I ought perhaps to say that there was about the same difference in the computation from Saturdays observation, (oct. 17)--when there was no apparent change in the weather--as in the one enclosed which includes the obs. made during a driving snow squall --


We had half an inch of snow today & the high hills were whitened several times last week --


Thinking you may like to test my long hill & S. woodstock computations I enclose the obs.


References in this letter:

Swiss-American, Arnold Henry Guyot (1807-1884), taught physical geography and geology at Princeton University. Under Smithsonian Institution auspices, he set up a system of weather observatories that utimately grew into the U. S. Weather Bureau.
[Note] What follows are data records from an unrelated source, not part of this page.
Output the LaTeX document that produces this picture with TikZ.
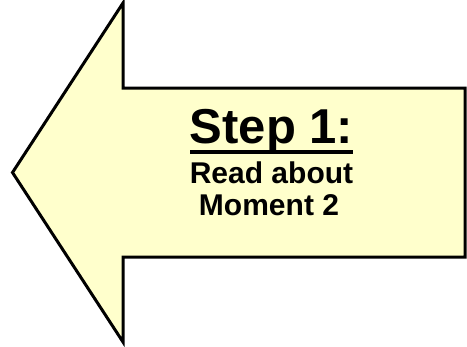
\documentclass[tikz,border=0pt]{standalone}
\usepackage{fontspec}
\setmainfont{Liberation Sans}
\definecolor{arrowfill}{HTML}{FFFFCC}
\begin{document}
\begin{tikzpicture}[x=1bp,y=-1bp,
  arrowshape/.style={draw=black,fill=arrowfill,line width=3bp,line join=miter},
  steptext/.style={anchor=base,inner sep=0pt,font=\bfseries}]
\useasboundingbox (0,0) rectangle (467,346);
\draw[arrowshape] (12.5,172.5) -- (123,3) -- (123,88) -- (465,88) -- (465,257) -- (123,257) -- (123,342) -- cycle;
\node[steptext,font=\bfseries\fontsize{49bp}{49bp}\selectfont] (title) at (271.5,143) {Step 1:};
\draw[line width=4bp] (190,152) -- (353,152);
\node[steptext,font=\bfseries\fontsize{30bp}{30bp}\selectfont] (line1) at (271.5,183) {Read about};
\node[steptext,font=\bfseries\fontsize{30bp}{30bp}\selectfont] (line2) at (269,215) {Moment 2};
\end{tikzpicture}
\end{document}
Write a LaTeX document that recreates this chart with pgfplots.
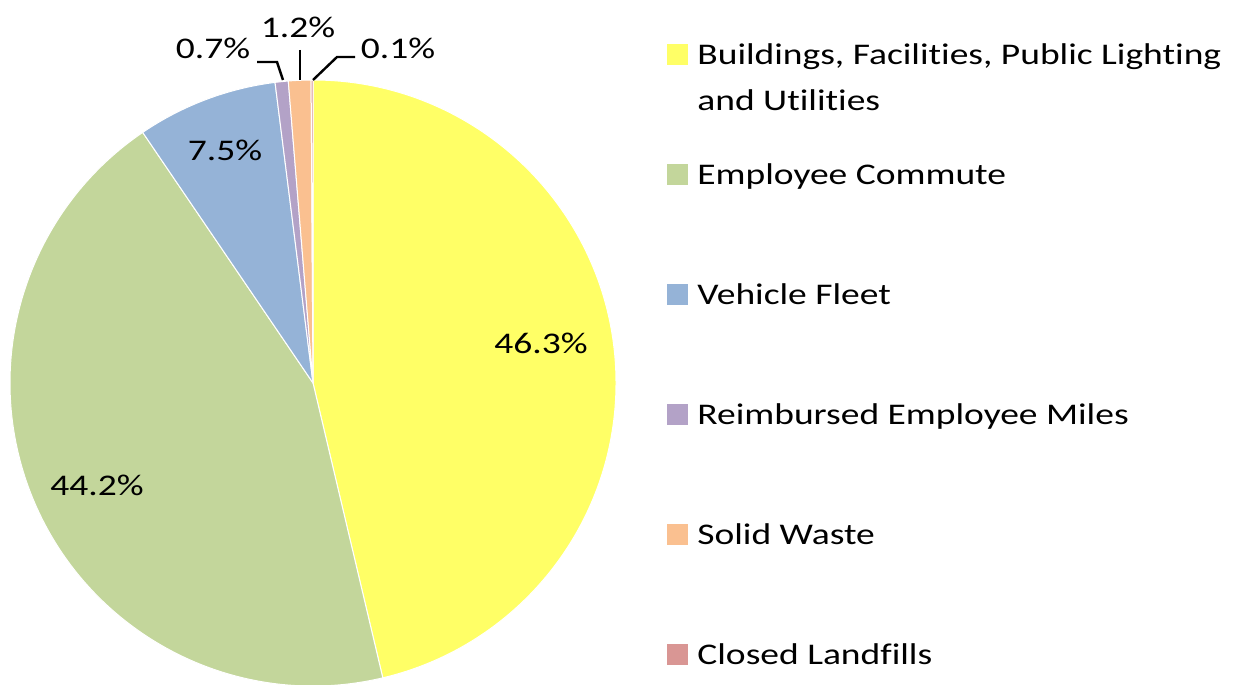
\documentclass[border=0pt]{standalone}
\usepackage{pgfplots}
\usepackage{pgfplotstable}
\pgfplotsset{compat=1.18}
\usepackage{fontspec}
\setmainfont{Carlito}[FakeStretch=1.25, Ligatures={NoCommon,NoRequired,NoContextual}, RawFeature={-liga;-dlig}]

\definecolor{slice0}{HTML}{FFFF66}
\definecolor{slice1}{HTML}{C3D69B}
\definecolor{slice2}{HTML}{95B3D7}
\definecolor{slice3}{HTML}{B3A2C7}
\definecolor{slice4}{HTML}{FAC090}
\definecolor{slice5}{HTML}{D99694}

\pgfplotstableread{
idx value
0 46.3
1 44.2
2 7.5
3 0.7
4 1.2
5 0.1
}\piedata

\begin{document}
\begin{tikzpicture}
\begin{axis}[
  width=617pt, height=342pt, scale only axis,
  xmin=0, xmax=1234, ymin=0, ymax=684,
  hide axis, clip=false,
  legend image code/.code={\fill[#1] (0pt,-5.25pt) rectangle (10.5pt,5.25pt);},
  legend style={draw=none, fill=none, at={(axis cs:667,640)}, anchor=north west,
    inner sep=0pt, row sep=49.5pt, column sep=4.5pt,
    font=\fontsize{15}{18}\selectfont,
    nodes={inner sep=0pt, text height=9.7pt, text depth=0pt}},
  legend cell align=left,
]
\def\cumA{90}
\pgfplotsforeachungrouped \i in {0,...,5}{%
  \pgfplotstablegetelem{\i}{value}\of\piedata
  \pgfmathsetmacro\cumB{\cumA-3.6*\pgfplotsretval}%
  \edef\tmp{\noexpand\fill[fill=slice\i, draw=white, line width=0.5pt, line join=round]
    (axis cs:313,301) -- ++(\cumA:151.5pt) arc[start angle=\cumA, end angle=\cumB, radius=151.5pt] -- cycle;}%
  \tmp
  \let\cumA\cumB
}
\addlegendimage{fill=slice0, draw=none}
\addlegendentry{\rlap{\raisebox{-23pt}[0pt][0pt]{and Utilities}}Buildings, Facilities, Public Lighting}
\addlegendimage{fill=slice1, draw=none}
\addlegendentry{Employee Commute}
\addlegendimage{fill=slice2, draw=none}
\addlegendentry{Vehicle Fleet}
\addlegendimage{fill=slice3, draw=none}
\addlegendentry{Reimbursed Employee Miles}
\addlegendimage{fill=slice4, draw=none}
\addlegendentry{Solid Waste}
\addlegendimage{fill=slice5, draw=none}
\addlegendentry{Closed Landfills}

\begin{scope}[every node/.style={font=\fontsize{15}{18}\selectfont, inner sep=0pt}]
\node at (axis cs:541,341) {46.3\%};
\node at (axis cs:97,199) {44.2\%};
\node at (axis cs:225,534) {7.5\%};
\node at (axis cs:213,636) {0.7\%};
\node at (axis cs:298,657) {1.2\%};
\node at (axis cs:398,636) {0.1\%};
\end{scope}
\draw[black, line width=1.2pt] (axis cs:257,622) -- (axis cs:277,622) -- (axis cs:283,604);
\draw[black, line width=1.2pt] (axis cs:300,634) -- (axis cs:300,604);
\draw[black, line width=1.2pt] (axis cs:313,604) -- (axis cs:337,627) -- (axis cs:355,627);
\end{axis}
\pgfresetboundingbox
\useasboundingbox (current axis.south west) rectangle (current axis.north east);
\end{tikzpicture}
\end{document}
His barometric tables, published as A Collection of Meteorological Tables, with other tables useful in practical meteorology, published by the Smithsonian in 1852, were very influential. Guyot's contribution to physical geography, Earth and Man (Boston: Gould and Lincoln, 1849) inspired Marsh, despite Marsh's disagreements with some of its premises.


When the English instrument maker, James Green established a business in Baltimore in 1832, he brought with him the knowledge of the latest European technology to which he made substantial improvements. Green moved his firm to New York in 1849 and retired in 1885. His nephew, Henry J. Green, continued the business under his own name. Between 1840 and 1940 the firm manufactured most of the barometers for scientific use in this country.


A psychrometer is a kind of hygrometer with two similar thermometers - with one bulb is kept wet, the other dry. As it cools as the result of evaporation, the wet-bulb thermometer shows a lower temperature than that of the dry-bulb. The difference between the two readings constitutes a measure of the dryness of the surrounding air.